» **Data block**
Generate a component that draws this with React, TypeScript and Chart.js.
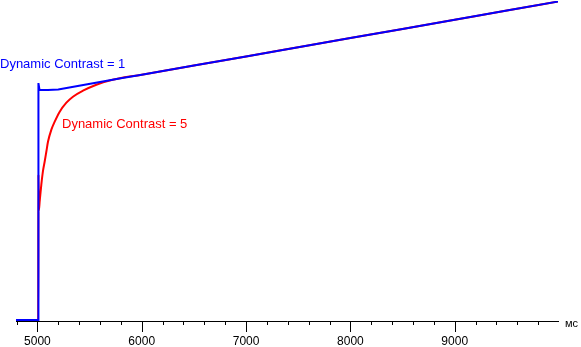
import React, { useEffect, useRef } from "react";
import { Chart, registerables } from "chart.js";

Chart.register(...registerables);

// Time axis (ms) and brightness-like values
const blueTimeMs = [4795, 5008, 5010, 5020, 5100, 5200, 5400, 5600, 5800, 6000, 6500, 7000, 7500, 8000, 8500, 9000, 9500, 9990];
const blueValues = [0, 0, 237.7, 231, 230.8, 231.2, 235.0, 238.7, 242.4, 246.1, 255.3, 264.4, 273.6, 282.8, 292.0, 301.2, 310.4, 319.4];

const redTimeMs = [4795, 5008, 5010, 5014, 5022, 5038, 5053, 5070, 5086, 5102, 5134, 5166, 5214, 5278, 5341, 5437, 5565, 5693, 6000, 6500, 7000, 7500, 8000, 8500, 9000, 9500, 9990];
const redValues = [0, 0, 146, 110, 119, 136, 149, 159, 169, 179, 191, 199, 209, 218, 224, 230, 236, 240.3, 246.1, 255.3, 264.4, 273.6, 282.8, 292.0, 301.2, 310.4, 319.4];

const tickValues = [4800, 5000, 5200, 5400, 5600, 5800, 6000, 6200, 6400, 6600, 6800, 7000, 7200, 7400, 7600, 7800, 8000, 8200, 8400, 8600, 8800, 9000, 9200, 9400, 9600, 9800];
const labeledTicks = [5000, 6000, 7000, 8000, 9000];

const blueLabel = "Dynamic Contrast = 1";
const redLabel = "Dynamic Contrast = 5";
const unitLabel = "мс";

const axisDecor = {
  id: "axisDecor",
  afterDraw(chart: any) {
    const ctx = chart.ctx;
    const xs = chart.scales.x;
    const y0 = Math.round(xs.top);
    ctx.save();
    ctx.strokeStyle = "#000";
    ctx.lineWidth = 1;
    tickValues.forEach((v) => {
      const px = Math.round(xs.getPixelForValue(v)) + 0.5;
      const len = labeledTicks.includes(v) ? 11 : 4;
      ctx.beginPath();
      ctx.moveTo(px, y0);
      ctx.lineTo(px, y0 + len);
      ctx.stroke();
    });
    ctx.fillStyle = "#000";
    ctx.font = "11px 'Liberation Sans'";
    ctx.textBaseline = "alphabetic";
    ctx.textAlign = "left";
    ctx.fillText(unitLabel, chart.chartArea.right + 7, y0 + 6);

    ctx.font = "13px 'Liberation Sans'";
    ctx.fillStyle = "#0000ff";
    ctx.fillText(blueLabel, 0, 68);
    ctx.fillStyle = "#ff0000";
    ctx.fillText(redLabel, 62, 128);
    ctx.restore();
  },
};

export default function App() {
  const ref = useRef<HTMLCanvasElement>(null);
  useEffect(() => {
    if (!ref.current) return;
    const chart = new Chart(ref.current, {
      type: "line",
      data: {
        datasets: [
          {
            label: blueLabel,
            data: blueTimeMs.map((t, i) => ({ x: t, y: blueValues[i] })),
            borderColor: "#0000ff",
            borderWidth: 2,
            pointRadius: 0,
            tension: 0,
          },
          {
            label: redLabel,
            data: redTimeMs.map((t, i) => ({ x: t, y: redValues[i] })),
            borderColor: "#ff0000",
            borderWidth: 2,
            pointRadius: 0,
            cubicInterpolationMode: "monotone",
          },
        ],
      },
      options: {
        animation: false,
        responsive: false,
        layout: { padding: { left: 16, right: 23, top: 1, bottom: 0 } },
        plugins: { legend: { display: false }, tooltip: { enabled: false } },
        scales: {
          x: {
            type: "linear",
            min: 4795,
            max: 9990,
            afterFit: (s: any) => {
              s.height = 26;
            },
            afterBuildTicks: (s: any) => {
              s.ticks = labeledTicks.map((v) => ({ value: v }));
            },
            border: { display: true, color: "#000", width: 1 },
            grid: { display: true, drawOnChartArea: false, drawTicks: true, tickLength: 11, tickColor: "rgba(0,0,0,0)" },
            ticks: {
              autoSkip: false,
              maxRotation: 0,
              padding: 2,
              color: "#000",
              font: { family: "'Liberation Sans'", size: 12 },
              callback: (v: any) => String(v),
            },
          },
          y: { display: false, min: -1, max: 320 },
        },
      },
      plugins: [axisDecor],
    });
    return () => chart.destroy();
  }, []);
  return (
    <canvas
      ref={ref}
      width={581}
      height={347}
      style={{ position: "absolute", left: 0, top: 0, width: 581, height: 347 }}
    />
  );
}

» **Exercise goal**
Please quote the lines of the material, beginning with the first and ending with the one that contains "const labeledTicks = [5000, 6000, 7000, 8000, 9000];", exactly as written and without any pictures.

» **Solution**
Generate a component that draws this with React, TypeScript and Chart.js.
import React, { useEffect, useRef } from "react";
import { Chart, registerables } from "chart.js";

Chart.register(...registerables);

// Time axis (ms) and brightness-like values
const blueTimeMs = [4795, 5008, 5010, 5020, 5100, 5200, 5400, 5600, 5800, 6000, 6500, 7000, 7500, 8000, 8500, 9000, 9500, 9990];
const blueValues = [0, 0, 237.7, 231, 230.8, 231.2, 235.0, 238.7, 242.4, 246.1, 255.3, 264.4, 273.6, 282.8, 292.0, 301.2, 310.4, 319.4];

const redTimeMs = [4795, 5008, 5010, 5014, 5022, 5038, 5053, 5070, 5086, 5102, 5134, 5166, 5214, 5278, 5341, 5437, 5565, 5693, 6000, 6500, 7000, 7500, 8000, 8500, 9000, 9500, 9990];
const redValues = [0, 0, 146, 110, 119, 136, 149, 159, 169, 179, 191, 199, 209, 218, 224, 230, 236, 240.3, 246.1, 255.3, 264.4, 273.6, 282.8, 292.0, 301.2, 310.4, 319.4];

const tickValues = [4800, 5000, 5200, 5400, 5600, 5800, 6000, 6200, 6400, 6600, 6800, 7000, 7200, 7400, 7600, 7800, 8000, 8200, 8400, 8600, 8800, 9000, 9200, 9400, 9600, 9800];
const labeledTicks = [5000, 6000, 7000, 8000, 9000];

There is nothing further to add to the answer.